Em linhas gerais, as reitorias e grande parte a dos professores universitários optaram por ceder às pressões da burguesia e de seus setores para um retorno à “normalidade”. A posição que deveria se esperar desses setores era totalmente inversa: seria a de prezar por aquilo que uma formação universitária deve abarcar. Esperava-se que intelectuais não cedessem tão facilmente à tal rebaixamento.
Mas o que se viu foi reitores tentando aplicar da forma mais rápida possível o ensino remoto, sem qualquer reflexão crítica, e professores realizando cursinhos de plataformas e adequação de planos de ensino para o mais simplório que se possa imaginar. Da parte de alguns, houve uma adequação passiva — “é o que temos”, diziam eles —, da parte de outros uma postura ativa na implementação disso que tanto nos forçam a chamar de ensino.
Quanto às entidades estudantis, responsáveis por pensar questões que vão para além dos interesses imediatos, também houve uma estagnação e até mesmo reivindicação pela flexibilização do ensino.
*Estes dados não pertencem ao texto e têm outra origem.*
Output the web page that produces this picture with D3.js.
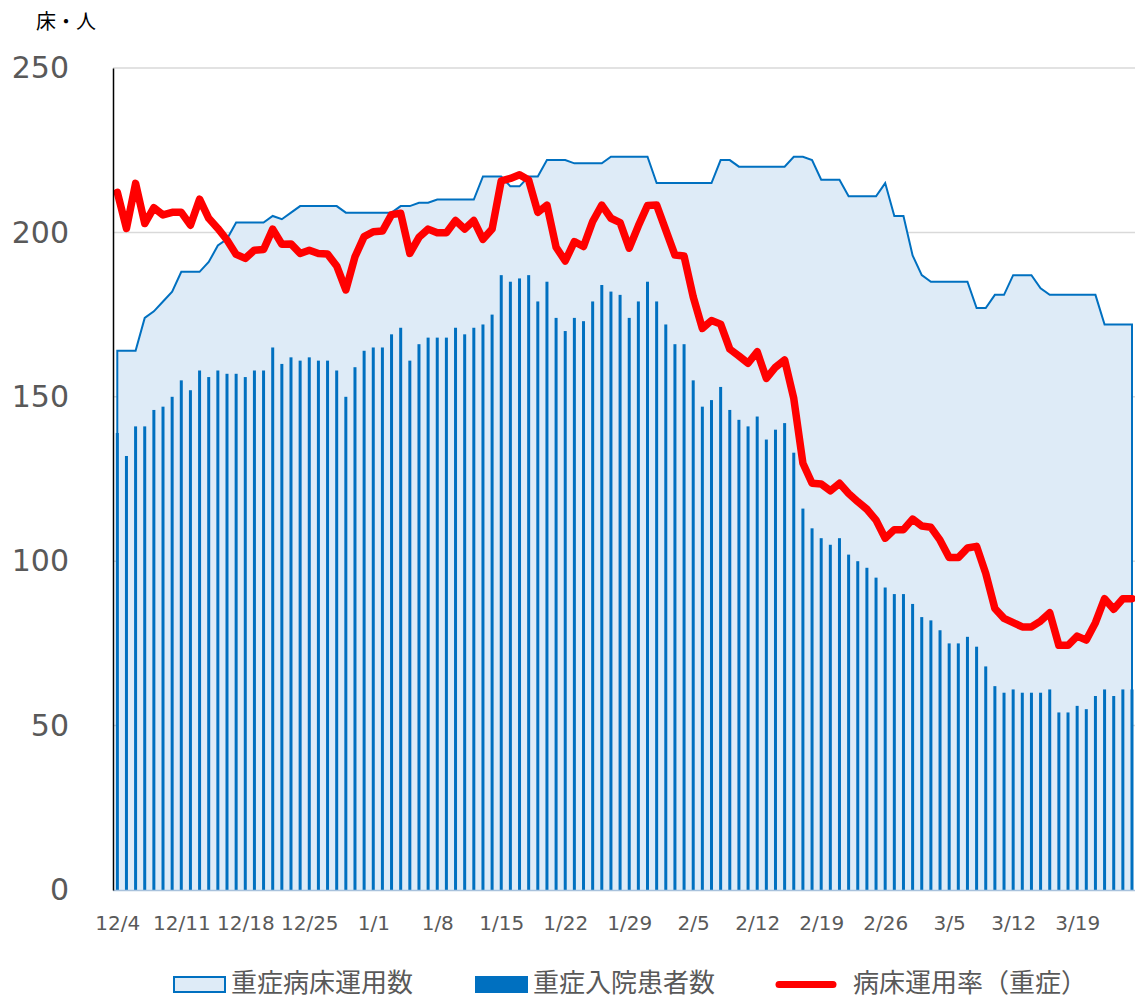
<!DOCTYPE html>
<html><head><meta charset="utf-8">
<script src="https://cdn.jsdelivr.net/npm/d3@7"></script>
<style>
html,body{margin:0;padding:0;background:#fff;}
svg{display:block;}
</style></head>
<body>
<svg id="chart" width="1135" height="999"></svg>
<script>
// ---- data ----
const dates = d3.timeDays(new Date(2020, 11, 4), new Date(2021, 2, 26)).map(d3.timeFormat("%-m/%-d"));
const tickLabels = ["12/4","12/11","12/18","12/25","1/1","1/8","1/15","1/22","1/29","2/5","2/12","2/19","2/26","3/5","3/12","3/19"];
const yTicks = [0, 50, 100, 150, 200, 250];

// 重症病床運用数
const beds = [
  164,164,164,174,176,179,182,188,188,188,
  191,196,198,203,203,203,203,205,204,206,
  208,208,208,208,208,206,206,206,206,206,
  206,208,208,209,209,210,210,210,210,210,
  217,217,217,214,214,217,217,222,222,222,
  221,221,221,221,223,223,223,223,223,215,
  215,215,215,215,215,215,222,222,220,220,
  220,220,220,220,223,223,222,216,216,216,
  211,211,211,211,215,205,205,193,187,185,
  185,185,185,185,177,177,181,181,187,187,
  187,183,181,181,181,181,181,181,172,172,172,172
];
// 重症入院患者数
const patients = [
  139,132,141,141,146,147,150,155,152,158,
  156,158,157,157,156,158,158,165,160,162,
  161,162,161,161,158,150,159,164,165,165,
  169,171,161,166,168,168,168,171,169,171,
  172,175,187,185,186,187,179,185,174,170,
  174,173,179,184,182,181,174,179,185,179,
  172,166,166,155,147,149,153,146,143,141,
  144,137,140,142,133,116,110,107,105,107,
  102,100,98,95,92,90,90,87,83,82,
  79,75,75,77,74,68,62,60,61,60,
  60,60,61,54,54,56,55,59,61,59,61,61
];
// 病床運用率（重症）
const rate = [
  212.2,201.2,214.9,202.7,207.5,205.3,206.1,206.1,202.2,210.1,
  204.3,201.2,197.7,193.3,192.1,194.6,194.8,201.0,196.4,196.5,
  193.6,194.6,193.6,193.4,189.8,182.5,192.6,198.7,200.2,200.4,
  205.4,205.8,193.6,198.5,201.0,199.9,199.9,203.6,201.0,203.6,
  197.9,201.0,215.7,216.4,217.5,215.9,206.1,208.3,195.5,191.3,
  197.2,195.7,203.3,208.3,204.3,203.0,195.2,202.0,208.2,208.3,
  200.7,193.1,192.8,180.4,170.8,173.2,172.1,164.5,162.4,160.2,
  163.7,155.6,159.0,161.2,149.5,129.8,123.7,123.5,121.4,123.7,
  120.6,118.1,115.8,112.5,107.0,109.6,109.6,112.8,110.7,110.3,
  106.4,101.1,101.1,104.0,104.5,96.3,85.6,82.6,81.3,80.0,
  80.0,81.8,84.3,74.4,74.4,77.2,76.0,81.3,88.6,85.4,88.6,88.6
];
const legendLabels = ["重症病床運用数", "重症入院患者数", "病床運用率（重症）"];
const yUnit = "床・人";

// ---- drawing ----
const svg = d3.select("#chart");
const x = d3.scalePoint().domain(dates).range([117.3, 1132]);
const y = d3.scaleLinear().domain([0, 250]).range([890, 68]);
const BLUE = "#0070c0", FILL = "#deebf7", RED = "#ff0000", GRAY = "#595959";

// gridlines
svg.append("g").selectAll("line").data(yTicks.filter(t => t > 0)).join("line")
  .attr("x1", 113).attr("x2", 1135)
  .attr("y1", d => y(d)).attr("y2", d => y(d))
  .attr("stroke", "#d9d9d9").attr("stroke-width", 1.5);

// area
const area = d3.area().x((d, i) => x(dates[i])).y0(y(0)).y1(d => y(d));
svg.append("path").datum(beds).attr("d", area).attr("fill", FILL);
const edgePts = [[x(dates[0]), y(0)]]
  .concat(beds.map((d, i) => [x(dates[i]), y(d)]))
  .concat([[x(dates[dates.length - 1]), y(0)]]);
svg.append("path").attr("d", d3.line()(edgePts))
  .attr("fill", "none").attr("stroke", BLUE).attr("stroke-width", 2);

// bars
svg.append("g").selectAll("rect").data(patients).join("rect")
  .attr("x", (d, i) => x(dates[i]) - 1.5)
  .attr("width", 3)
  .attr("y", d => y(d))
  .attr("height", d => y(0) - y(d))
  .attr("fill", BLUE);

// x axis line
svg.append("line").attr("x1", 113).attr("x2", 1135).attr("y1", 890.5).attr("y2", 890.5)
  .attr("stroke", "#a9c2dc").attr("stroke-width", 1.5);

// red line
svg.append("path").datum(rate)
  .attr("d", d3.line().x((d, i) => x(dates[i])).y(d => y(d)))
  .attr("fill", "none").attr("stroke", RED).attr("stroke-width", 7.5)
  .attr("stroke-linejoin", "round").attr("stroke-linecap", "round");

// y axis
const yAxis = d3.axisLeft(y).tickValues(yTicks).tickSize(0).tickPadding(0);
const gy = svg.append("g").attr("transform", "translate(113,0)").call(yAxis);
gy.select(".domain").attr("stroke", "#000").attr("stroke-width", 1.5);
gy.selectAll("text").attr("x", -44).attr("fill", GRAY)
  .style("font-family", "'DejaVu Sans', Verdana, sans-serif").style("font-size", "30px");

// x axis labels
const xAxis = d3.axisBottom(x).tickValues(tickLabels).tickSize(0).tickPadding(0);
const gx = svg.append("g").attr("transform", "translate(0,890)").call(xAxis);
gx.select(".domain").remove();
gx.selectAll("text").attr("y", 33).attr("dy", "0.35em").attr("fill", GRAY)
  .style("font-family", "'DejaVu Sans', Verdana, sans-serif").style("font-size", "20px");

// unit label
svg.append("text").attr("x", 36).attr("y", 20).attr("dominant-baseline", "central")
  .attr("fill", "#000").style("font-family", "'Noto Sans CJK JP', sans-serif").style("font-size", "20px")
  .text(yUnit);

// legend
const lg = svg.append("g").style("font-family", "'Noto Sans CJK JP', sans-serif").style("font-size", "26px");
lg.append("rect").attr("x", 174).attr("y", 977).attr("width", 51).attr("height", 15)
  .attr("fill", FILL).attr("stroke", BLUE).attr("stroke-width", 2);
lg.append("text").attr("x", 231).attr("y", 980).attr("dominant-baseline", "central").attr("fill", GRAY).text(legendLabels[0]);
lg.append("rect").attr("x", 475).attr("y", 976).attr("width", 53).attr("height", 17).attr("fill", BLUE);
lg.append("text").attr("x", 533).attr("y", 980).attr("dominant-baseline", "central").attr("fill", GRAY).text(legendLabels[1]);
lg.append("line").attr("x1", 779).attr("x2", 833).attr("y1", 984.5).attr("y2", 984.5)
  .attr("stroke", RED).attr("stroke-width", 7).attr("stroke-linecap", "round");
lg.append("text").attr("x", 853).attr("y", 980).attr("dominant-baseline", "central").attr("fill", GRAY).text(legendLabels[2]);
</script>
</body></html>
Os argumentos eram de que as aulas deveriam ser o mais flexível possível para aqueles que possuem pouco acesso (as famosas atividades assíncronas); de que o calendário deveria continuar para que os estudantes mais pobres pudessem se formar logo e irem trabalhar para ganhar a vida; que o principal era garantir o acesso para que esses estudantes mais pobres pudessem se adaptar à modalidade a distância — independente do tipo de formação que daí derivasse.
Pensando particularmente nos estudantes pobres e de baixa renda, um conhecimento rigoroso e uma formação complexa estão no centro das políticas históricas de permanência estudantil. Afinal, as juventudes que lutaram por esse reconhecimento não o fizeram para que o pobre apenas entre na universidade e consiga permanecer para pegar seu diploma. Mas, ao contrário, para que entre e tenha todas as condições necessárias garantidas para se dedicar aos estudos, à pesquisa, à vida universitária, às relações culturais e artísticas que o formam enquanto intelectual, pesquisador e como ser humano.
Essa reivindicação por uma flexibilização, por uma formação “mais fácil” para garantir o acesso, tem servido tanto para justificar uma suposta defesa da permanência estudantil quanto tem servido como argumento para as grandes empresas educacionais que nesse período de crise geram uma maior divisão no ensino: fica mais escancarada a venda de uma educação para os pobres e uma educação para os ricos; aos primeiros são oferecidos cursos a distância, com toda a flexibilidade possível, enquanto aos segundos são resguardados cursos presenciais de maior rigor.
Com essas questões que emergem nesse período de pandemia, fica evidente que aqueles que se comprometem com a universidade pública deveriam compreender de que esta é um espaço que oferece algo a mais do que apenas uma possibilidade de emprego ajustada às condições do mercado. Ela tem o compromisso de oferecer uma formação ampla e rigorosa, ou seja, não condicionada a finalidade ou com uma serventia do saber.
Para além das respostas imediatas que buscamos, mas que aposta em saberes universais e que podem nos ser úteis em diferentes momentos da história dos quais não temos uma ideia precisa de como serão.
A formação universitária não deve curvar-se às vontades individualizadas e pressões mercantis, mas deve estar em compromisso com o tipo de experiência coletiva que conseguimos construir, de acordo com uma formação do mais alto nível e rigor aos sujeitos que decidem passar parte de sua vida nesse espaço, de acordo com um comprometimento com a sociedade que deposita nesta instituição suas questões para serem pensadas com o mais avançado conhecimento possível.
O pior que as lutas na universidade podem fazer agora é deixar de lado esse aspecto. Pois se se perde de vista essas questões, perde-se junto aquilo que conhecemos por Universidade.